In fact, if the blade-body 12 were placed in the centre of the attachments 26, it would be tensioned in the same way at all points and would therefore have a constantly straight trend, as shown in figure 7 illustrating its conventional arrangement; if, on the other hand, the blade-body 12 is decentralized on the attachments 26, in accordance with figure 5 according to the invention, the forces change and lead it to assume a downward arch pattern to form the so-called "arrow" indicated in figure 8, with the consequent advantageous result that the sections (or sectors) or teeth 14 placed in the central part of said blade-body encounter the material to be cut before the others. The decentralized arrangement of the blade- body 12 with respect to the lateral attachments can be obtained with a dovetail type constraint, or by means of pins inserted in the through hole (s) 28 (one of which schematically shown in figure 1) that stabilize said attachments with respect to the machine frame. The arrows 30 shown in figures 5 and 6 schematically indicate the forces applied to the blade-body 12, which is tensioned by means of special hydraulic tensioners of the machine frame; said forces are generated by hydraulic systems such as cylinders and the like.

As may be seen from the above, the advantages which the invention achieves are evident.

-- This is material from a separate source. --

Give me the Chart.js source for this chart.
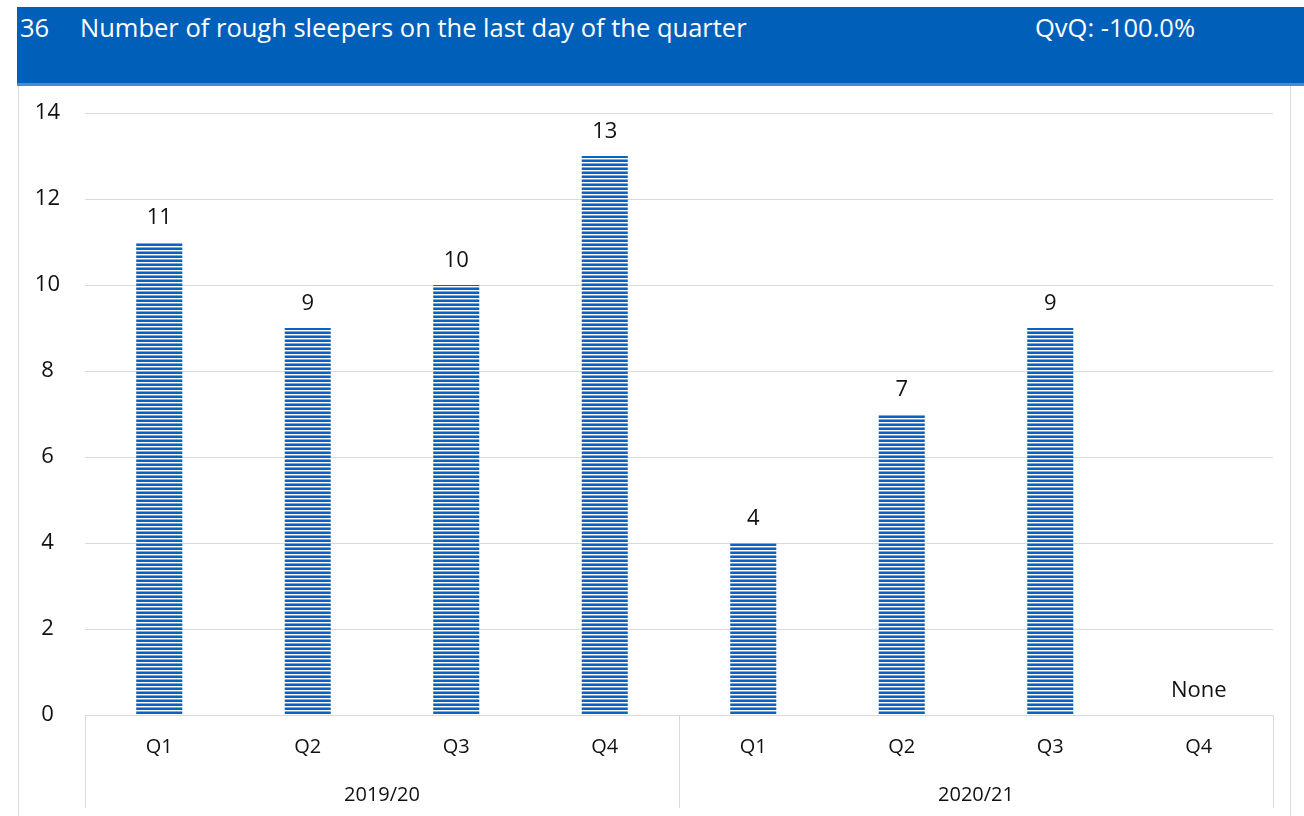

In addition to the possibility of perfectly bonding the sections (or sectors) or teeth 14 with laser welding to the blade-body 12 and making said sections (or sectors) by free- sintering technology, which makes a diamond part weldable by laser technology, the provision of making grooves 20 with limited extension, in limited height on the blade-body 12 and interrupted near its lower edge 22, ensures that the latter constantly defines the longest thickness and in proximity to the entire area intended for laser welding bonding of the sections (or sectors) or teeth 14; furthermore, the fact that the teeth 14 protrude alternately towards the inside and outside of the lower edge 22 allows the blade-body 12 as a whole to more easily follow a straight trajectory during cutting. The limited height, which defines a lowered profile of the blade of the invention, also allows the blade to be decentralized with respect to the lateral supports 26, as well as to have available a disposable tool, with a weight lower than that of the prior blades; this allows the energy consumption of the multiblade machines during cutting operations and the costs for the disposal of said blades after use to be reduced. Despite the invention having been described above with reference to one of its possible embodiments, given solely by way of a non- limiting example, numerous modifications and variants will appear evident to a person skilled in the art in the light of the above description. The present invention therefore sets out to embrace all the modifications and variants which fall within the sphere and scope of the following claims.